--- BEGIN RECORDS FOR THE EXERCISE ---
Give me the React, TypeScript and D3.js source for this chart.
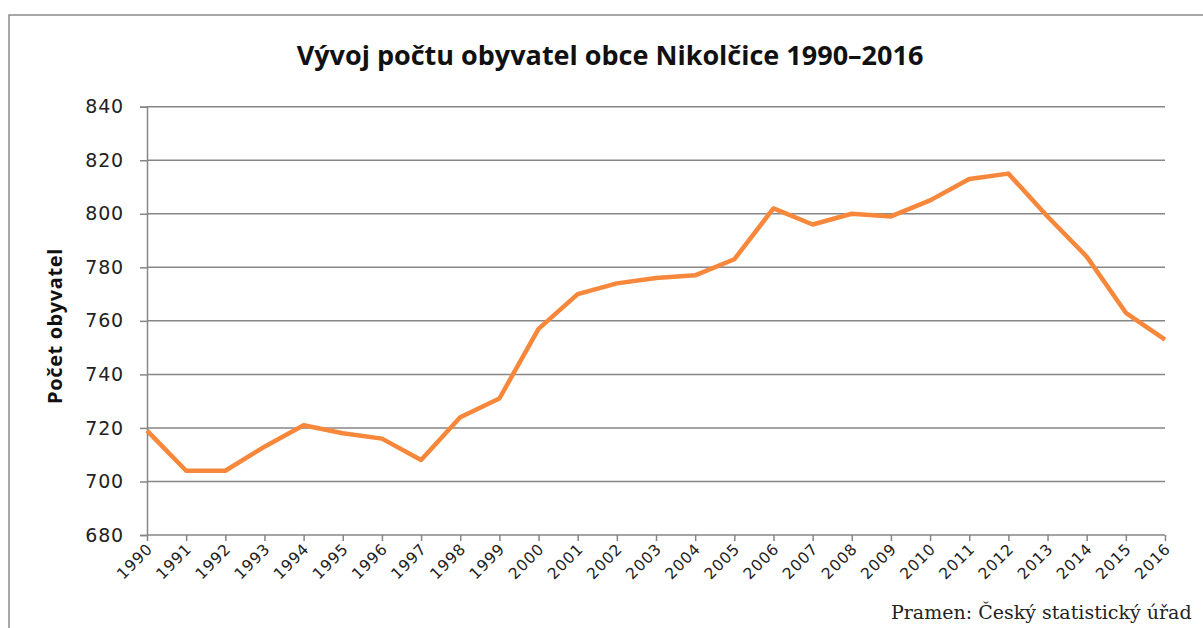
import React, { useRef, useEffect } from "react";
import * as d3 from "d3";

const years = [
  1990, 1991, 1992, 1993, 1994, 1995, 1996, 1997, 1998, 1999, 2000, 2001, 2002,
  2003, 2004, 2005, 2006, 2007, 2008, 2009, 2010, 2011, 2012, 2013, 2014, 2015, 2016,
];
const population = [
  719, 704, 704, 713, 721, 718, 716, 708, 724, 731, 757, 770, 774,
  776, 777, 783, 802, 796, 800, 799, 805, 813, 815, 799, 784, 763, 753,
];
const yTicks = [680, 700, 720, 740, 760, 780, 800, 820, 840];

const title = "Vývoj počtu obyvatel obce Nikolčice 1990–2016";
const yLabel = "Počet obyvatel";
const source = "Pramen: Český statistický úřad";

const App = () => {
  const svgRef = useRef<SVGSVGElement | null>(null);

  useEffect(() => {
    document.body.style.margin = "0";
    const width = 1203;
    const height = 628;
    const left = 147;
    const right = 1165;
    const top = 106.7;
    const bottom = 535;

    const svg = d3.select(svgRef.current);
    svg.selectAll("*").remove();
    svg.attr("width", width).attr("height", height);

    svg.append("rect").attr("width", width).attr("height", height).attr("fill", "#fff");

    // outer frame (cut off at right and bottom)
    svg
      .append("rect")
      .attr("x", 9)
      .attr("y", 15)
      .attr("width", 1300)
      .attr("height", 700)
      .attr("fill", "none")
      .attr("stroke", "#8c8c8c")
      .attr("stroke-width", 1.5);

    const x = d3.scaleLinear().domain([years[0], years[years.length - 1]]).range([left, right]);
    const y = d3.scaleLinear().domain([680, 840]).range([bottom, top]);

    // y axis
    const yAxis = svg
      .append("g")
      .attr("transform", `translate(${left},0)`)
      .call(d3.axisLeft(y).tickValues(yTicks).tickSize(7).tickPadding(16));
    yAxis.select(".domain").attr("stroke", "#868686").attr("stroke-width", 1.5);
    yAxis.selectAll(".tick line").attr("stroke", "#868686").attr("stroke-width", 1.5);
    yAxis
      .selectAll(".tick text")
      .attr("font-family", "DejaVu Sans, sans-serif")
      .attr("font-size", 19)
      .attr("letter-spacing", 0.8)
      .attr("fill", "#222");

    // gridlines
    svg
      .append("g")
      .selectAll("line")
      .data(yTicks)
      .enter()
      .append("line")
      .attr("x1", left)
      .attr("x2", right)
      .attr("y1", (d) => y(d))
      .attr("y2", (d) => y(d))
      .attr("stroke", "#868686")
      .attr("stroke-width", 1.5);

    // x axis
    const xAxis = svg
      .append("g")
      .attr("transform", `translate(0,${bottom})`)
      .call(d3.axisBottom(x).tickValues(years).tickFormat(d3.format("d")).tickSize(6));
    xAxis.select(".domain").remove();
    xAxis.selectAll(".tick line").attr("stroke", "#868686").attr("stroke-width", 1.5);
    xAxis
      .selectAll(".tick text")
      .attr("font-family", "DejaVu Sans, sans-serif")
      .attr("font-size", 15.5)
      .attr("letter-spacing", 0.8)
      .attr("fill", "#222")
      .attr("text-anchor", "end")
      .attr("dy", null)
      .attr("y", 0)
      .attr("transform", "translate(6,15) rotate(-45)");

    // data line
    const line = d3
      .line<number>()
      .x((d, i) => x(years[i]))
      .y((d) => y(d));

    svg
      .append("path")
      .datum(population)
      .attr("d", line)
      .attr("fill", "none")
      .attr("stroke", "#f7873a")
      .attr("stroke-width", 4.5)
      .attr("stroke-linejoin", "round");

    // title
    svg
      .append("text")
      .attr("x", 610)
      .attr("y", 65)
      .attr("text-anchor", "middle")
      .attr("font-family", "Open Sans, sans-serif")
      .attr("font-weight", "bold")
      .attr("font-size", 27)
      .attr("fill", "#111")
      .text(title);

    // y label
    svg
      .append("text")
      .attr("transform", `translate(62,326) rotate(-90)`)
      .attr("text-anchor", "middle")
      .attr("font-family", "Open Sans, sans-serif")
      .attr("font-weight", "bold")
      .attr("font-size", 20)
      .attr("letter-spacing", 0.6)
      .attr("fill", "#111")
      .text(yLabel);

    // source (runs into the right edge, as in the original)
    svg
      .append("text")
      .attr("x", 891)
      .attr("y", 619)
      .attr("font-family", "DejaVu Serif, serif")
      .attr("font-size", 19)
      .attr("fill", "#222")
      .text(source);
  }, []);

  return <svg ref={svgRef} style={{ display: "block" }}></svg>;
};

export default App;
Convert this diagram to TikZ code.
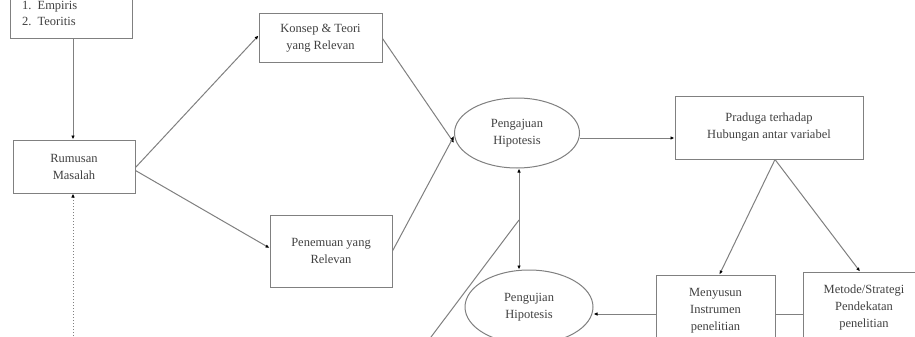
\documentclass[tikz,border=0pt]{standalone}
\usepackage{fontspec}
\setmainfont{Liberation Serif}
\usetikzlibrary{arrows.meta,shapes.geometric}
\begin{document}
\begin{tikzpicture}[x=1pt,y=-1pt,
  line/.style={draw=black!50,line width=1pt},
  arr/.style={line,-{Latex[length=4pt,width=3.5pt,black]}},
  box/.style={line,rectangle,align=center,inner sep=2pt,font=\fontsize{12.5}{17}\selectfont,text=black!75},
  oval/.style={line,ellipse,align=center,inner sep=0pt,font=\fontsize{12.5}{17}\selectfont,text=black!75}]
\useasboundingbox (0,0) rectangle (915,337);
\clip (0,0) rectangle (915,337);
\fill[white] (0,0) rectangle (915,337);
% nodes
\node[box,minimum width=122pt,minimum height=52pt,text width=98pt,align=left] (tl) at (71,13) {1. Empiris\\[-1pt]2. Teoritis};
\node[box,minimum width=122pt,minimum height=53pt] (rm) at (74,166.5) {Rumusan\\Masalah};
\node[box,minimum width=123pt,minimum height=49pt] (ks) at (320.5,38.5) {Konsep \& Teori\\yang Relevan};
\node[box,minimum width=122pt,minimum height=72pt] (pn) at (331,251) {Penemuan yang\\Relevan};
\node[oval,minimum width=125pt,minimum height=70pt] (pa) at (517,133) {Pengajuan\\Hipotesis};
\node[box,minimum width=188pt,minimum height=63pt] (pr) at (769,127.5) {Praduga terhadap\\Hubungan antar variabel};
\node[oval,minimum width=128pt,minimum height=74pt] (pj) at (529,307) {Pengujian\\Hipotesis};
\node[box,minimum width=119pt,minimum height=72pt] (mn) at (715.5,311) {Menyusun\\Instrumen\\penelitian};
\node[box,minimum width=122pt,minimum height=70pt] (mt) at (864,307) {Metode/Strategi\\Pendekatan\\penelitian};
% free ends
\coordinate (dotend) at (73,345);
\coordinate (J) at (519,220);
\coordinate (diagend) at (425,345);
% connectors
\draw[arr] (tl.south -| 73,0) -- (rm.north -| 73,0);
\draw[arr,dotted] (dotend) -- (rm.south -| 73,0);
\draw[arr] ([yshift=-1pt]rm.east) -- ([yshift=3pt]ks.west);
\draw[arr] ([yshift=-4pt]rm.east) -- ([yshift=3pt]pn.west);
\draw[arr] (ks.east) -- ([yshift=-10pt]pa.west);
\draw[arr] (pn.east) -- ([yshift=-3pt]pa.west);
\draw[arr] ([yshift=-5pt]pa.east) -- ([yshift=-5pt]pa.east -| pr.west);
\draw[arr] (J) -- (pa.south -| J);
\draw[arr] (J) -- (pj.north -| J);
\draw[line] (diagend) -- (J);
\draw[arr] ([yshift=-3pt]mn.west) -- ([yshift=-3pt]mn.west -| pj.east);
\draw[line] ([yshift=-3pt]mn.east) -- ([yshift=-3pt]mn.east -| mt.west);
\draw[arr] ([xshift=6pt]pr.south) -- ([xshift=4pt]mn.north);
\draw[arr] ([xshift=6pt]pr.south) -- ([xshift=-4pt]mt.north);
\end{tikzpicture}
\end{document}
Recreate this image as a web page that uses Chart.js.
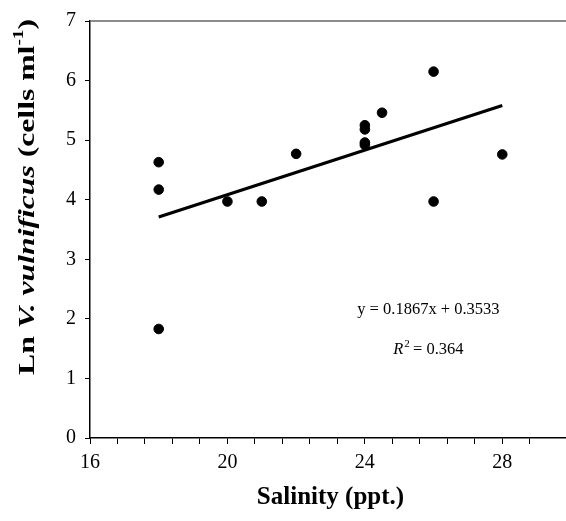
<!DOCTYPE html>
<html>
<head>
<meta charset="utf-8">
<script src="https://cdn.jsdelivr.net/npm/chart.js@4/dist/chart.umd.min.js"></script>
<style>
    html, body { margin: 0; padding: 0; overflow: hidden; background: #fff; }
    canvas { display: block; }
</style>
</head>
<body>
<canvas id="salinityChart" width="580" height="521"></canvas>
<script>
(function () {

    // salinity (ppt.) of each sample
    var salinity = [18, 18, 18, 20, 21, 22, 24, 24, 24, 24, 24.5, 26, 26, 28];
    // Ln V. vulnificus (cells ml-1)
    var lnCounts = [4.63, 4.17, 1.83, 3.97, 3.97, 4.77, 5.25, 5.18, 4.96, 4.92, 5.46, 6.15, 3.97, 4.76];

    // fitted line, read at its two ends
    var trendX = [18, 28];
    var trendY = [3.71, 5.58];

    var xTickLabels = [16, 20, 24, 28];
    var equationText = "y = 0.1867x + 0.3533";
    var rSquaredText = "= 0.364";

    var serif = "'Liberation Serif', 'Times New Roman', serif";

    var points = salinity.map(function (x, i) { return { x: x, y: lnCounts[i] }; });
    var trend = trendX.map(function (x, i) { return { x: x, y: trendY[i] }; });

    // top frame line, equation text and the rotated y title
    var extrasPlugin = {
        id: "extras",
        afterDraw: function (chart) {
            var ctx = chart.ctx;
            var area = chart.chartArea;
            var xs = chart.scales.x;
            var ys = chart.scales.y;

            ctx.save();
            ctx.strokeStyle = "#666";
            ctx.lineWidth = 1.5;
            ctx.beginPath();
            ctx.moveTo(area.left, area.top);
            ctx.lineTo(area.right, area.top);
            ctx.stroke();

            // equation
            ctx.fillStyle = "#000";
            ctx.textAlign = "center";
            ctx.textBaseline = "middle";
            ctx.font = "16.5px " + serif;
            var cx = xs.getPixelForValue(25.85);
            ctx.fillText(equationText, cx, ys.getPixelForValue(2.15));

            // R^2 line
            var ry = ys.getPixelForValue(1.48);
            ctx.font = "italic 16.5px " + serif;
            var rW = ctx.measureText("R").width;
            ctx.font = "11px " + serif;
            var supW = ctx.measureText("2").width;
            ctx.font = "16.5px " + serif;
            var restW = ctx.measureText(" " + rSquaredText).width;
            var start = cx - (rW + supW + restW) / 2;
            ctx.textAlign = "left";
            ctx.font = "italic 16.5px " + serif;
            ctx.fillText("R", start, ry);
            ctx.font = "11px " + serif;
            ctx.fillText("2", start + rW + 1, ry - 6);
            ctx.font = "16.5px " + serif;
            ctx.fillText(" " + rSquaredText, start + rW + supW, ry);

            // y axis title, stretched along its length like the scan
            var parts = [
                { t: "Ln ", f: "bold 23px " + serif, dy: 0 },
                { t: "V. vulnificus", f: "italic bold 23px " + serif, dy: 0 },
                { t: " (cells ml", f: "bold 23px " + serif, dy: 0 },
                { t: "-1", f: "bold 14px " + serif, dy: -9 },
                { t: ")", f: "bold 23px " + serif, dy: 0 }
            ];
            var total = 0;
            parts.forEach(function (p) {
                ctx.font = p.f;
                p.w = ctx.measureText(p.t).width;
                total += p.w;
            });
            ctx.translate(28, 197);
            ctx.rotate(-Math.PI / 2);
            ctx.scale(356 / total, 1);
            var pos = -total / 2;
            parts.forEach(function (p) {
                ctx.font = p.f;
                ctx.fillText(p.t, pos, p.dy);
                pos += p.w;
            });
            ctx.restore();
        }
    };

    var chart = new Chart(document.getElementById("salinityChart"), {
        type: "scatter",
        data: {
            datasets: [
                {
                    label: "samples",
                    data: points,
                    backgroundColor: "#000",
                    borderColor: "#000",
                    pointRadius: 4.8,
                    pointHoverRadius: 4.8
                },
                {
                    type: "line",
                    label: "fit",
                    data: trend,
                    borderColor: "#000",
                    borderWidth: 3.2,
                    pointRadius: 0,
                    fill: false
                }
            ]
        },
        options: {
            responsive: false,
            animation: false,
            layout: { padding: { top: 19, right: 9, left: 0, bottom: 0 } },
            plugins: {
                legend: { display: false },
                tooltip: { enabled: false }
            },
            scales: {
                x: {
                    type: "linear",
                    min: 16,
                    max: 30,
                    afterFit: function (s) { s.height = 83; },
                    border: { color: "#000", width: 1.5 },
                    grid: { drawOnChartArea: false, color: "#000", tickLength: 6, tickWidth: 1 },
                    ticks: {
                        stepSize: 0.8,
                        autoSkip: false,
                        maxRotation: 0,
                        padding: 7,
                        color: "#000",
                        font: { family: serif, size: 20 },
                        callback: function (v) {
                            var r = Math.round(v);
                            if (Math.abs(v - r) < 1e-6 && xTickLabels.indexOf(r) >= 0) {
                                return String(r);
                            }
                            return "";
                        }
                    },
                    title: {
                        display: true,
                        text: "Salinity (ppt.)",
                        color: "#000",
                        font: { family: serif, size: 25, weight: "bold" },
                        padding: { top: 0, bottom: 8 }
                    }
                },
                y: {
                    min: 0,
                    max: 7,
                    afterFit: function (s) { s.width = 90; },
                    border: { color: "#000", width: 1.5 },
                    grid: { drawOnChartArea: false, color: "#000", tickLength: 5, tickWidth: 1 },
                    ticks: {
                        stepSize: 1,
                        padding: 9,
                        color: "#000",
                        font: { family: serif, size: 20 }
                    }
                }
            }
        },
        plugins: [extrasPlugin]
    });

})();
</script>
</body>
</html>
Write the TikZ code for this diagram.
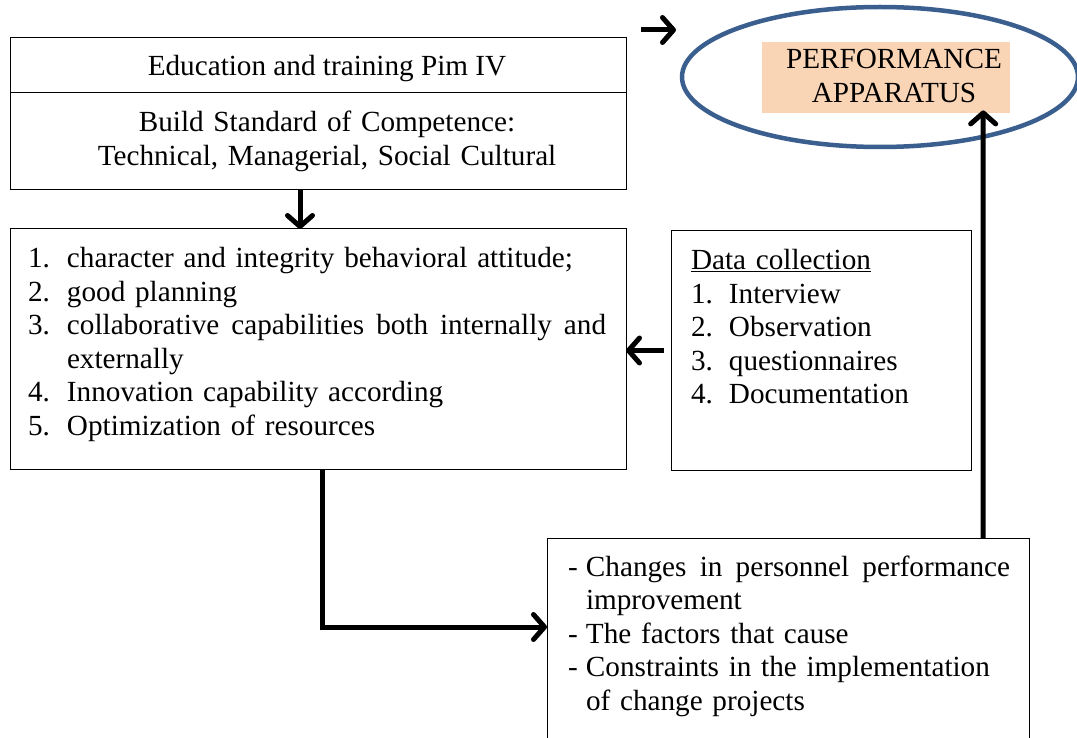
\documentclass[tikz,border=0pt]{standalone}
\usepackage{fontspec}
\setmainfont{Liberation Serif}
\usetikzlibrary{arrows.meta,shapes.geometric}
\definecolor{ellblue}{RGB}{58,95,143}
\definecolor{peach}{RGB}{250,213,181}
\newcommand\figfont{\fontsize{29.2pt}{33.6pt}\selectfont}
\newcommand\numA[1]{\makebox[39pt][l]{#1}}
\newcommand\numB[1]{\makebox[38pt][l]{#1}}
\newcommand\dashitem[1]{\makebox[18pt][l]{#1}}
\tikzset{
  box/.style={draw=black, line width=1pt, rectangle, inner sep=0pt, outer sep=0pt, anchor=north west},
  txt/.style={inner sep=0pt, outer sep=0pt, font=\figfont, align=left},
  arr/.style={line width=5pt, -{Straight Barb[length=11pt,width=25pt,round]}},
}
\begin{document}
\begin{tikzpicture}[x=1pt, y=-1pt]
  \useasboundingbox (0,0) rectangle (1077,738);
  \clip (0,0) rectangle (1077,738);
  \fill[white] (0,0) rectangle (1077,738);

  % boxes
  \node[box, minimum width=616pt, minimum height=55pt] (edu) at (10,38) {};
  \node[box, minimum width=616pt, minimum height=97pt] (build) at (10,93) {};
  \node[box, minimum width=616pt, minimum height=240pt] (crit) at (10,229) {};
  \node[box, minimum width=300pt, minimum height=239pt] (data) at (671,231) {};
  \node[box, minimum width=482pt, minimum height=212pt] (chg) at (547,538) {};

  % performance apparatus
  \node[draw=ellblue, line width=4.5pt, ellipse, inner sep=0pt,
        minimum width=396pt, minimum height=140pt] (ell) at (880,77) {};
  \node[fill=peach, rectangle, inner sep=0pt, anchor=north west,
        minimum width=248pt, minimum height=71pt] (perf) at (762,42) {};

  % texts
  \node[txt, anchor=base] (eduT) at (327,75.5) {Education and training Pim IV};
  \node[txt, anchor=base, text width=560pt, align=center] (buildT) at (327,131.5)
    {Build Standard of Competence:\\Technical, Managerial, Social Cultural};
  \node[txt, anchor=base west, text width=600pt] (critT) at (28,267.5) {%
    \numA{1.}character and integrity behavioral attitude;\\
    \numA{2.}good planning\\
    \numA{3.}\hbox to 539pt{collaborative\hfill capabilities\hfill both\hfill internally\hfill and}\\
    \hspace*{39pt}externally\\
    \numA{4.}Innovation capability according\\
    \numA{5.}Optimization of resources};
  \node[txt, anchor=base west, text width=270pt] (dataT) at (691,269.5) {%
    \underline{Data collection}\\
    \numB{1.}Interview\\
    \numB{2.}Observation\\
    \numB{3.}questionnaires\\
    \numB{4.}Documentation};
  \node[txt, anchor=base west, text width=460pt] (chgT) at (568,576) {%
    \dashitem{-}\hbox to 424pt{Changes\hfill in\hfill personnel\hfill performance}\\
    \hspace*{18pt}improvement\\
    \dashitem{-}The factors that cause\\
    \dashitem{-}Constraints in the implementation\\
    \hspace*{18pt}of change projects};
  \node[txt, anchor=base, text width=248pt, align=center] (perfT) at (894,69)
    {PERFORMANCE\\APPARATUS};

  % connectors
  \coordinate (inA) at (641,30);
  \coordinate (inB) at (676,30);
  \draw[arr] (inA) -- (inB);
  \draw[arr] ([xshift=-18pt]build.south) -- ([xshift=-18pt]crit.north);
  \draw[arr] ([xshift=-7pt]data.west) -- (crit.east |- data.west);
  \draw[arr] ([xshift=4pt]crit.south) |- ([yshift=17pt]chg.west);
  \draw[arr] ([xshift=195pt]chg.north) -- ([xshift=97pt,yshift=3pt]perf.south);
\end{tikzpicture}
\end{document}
--- END RECORDS FOR THE EXERCISE ---
> **REQUIREMENTS**:
Only the lines from the one with "Recreate this image" down to the one with "var trend = trendX.map(function" belong in your copy, both ends included; write them out exactly and skip any pictures.

> **RESULT FOR THIS EXERCISE**:
Recreate this image as a web page that uses Chart.js.
<!DOCTYPE html>
<html>
<head>
<meta charset="utf-8">
<script src="https://cdn.jsdelivr.net/npm/chart.js@4/dist/chart.umd.min.js"></script>
<style>
    html, body { margin: 0; padding: 0; overflow: hidden; background: #fff; }
    canvas { display: block; }
</style>
</head>
<body>
<canvas id="salinityChart" width="580" height="521"></canvas>
<script>
(function () {

    // salinity (ppt.) of each sample
    var salinity = [18, 18, 18, 20, 21, 22, 24, 24, 24, 24, 24.5, 26, 26, 28];
    // Ln V. vulnificus (cells ml-1)
    var lnCounts = [4.63, 4.17, 1.83, 3.97, 3.97, 4.77, 5.25, 5.18, 4.96, 4.92, 5.46, 6.15, 3.97, 4.76];

    // fitted line, read at its two ends
    var trendX = [18, 28];
    var trendY = [3.71, 5.58];

    var xTickLabels = [16, 20, 24, 28];
    var equationText = "y = 0.1867x + 0.3533";
    var rSquaredText = "= 0.364";

    var serif = "'Liberation Serif', 'Times New Roman', serif";

    var points = salinity.map(function (x, i) { return { x: x, y: lnCounts[i] }; });
    var trend = trendX.map(function (x, i) { return { x: x, y: trendY[i] }; });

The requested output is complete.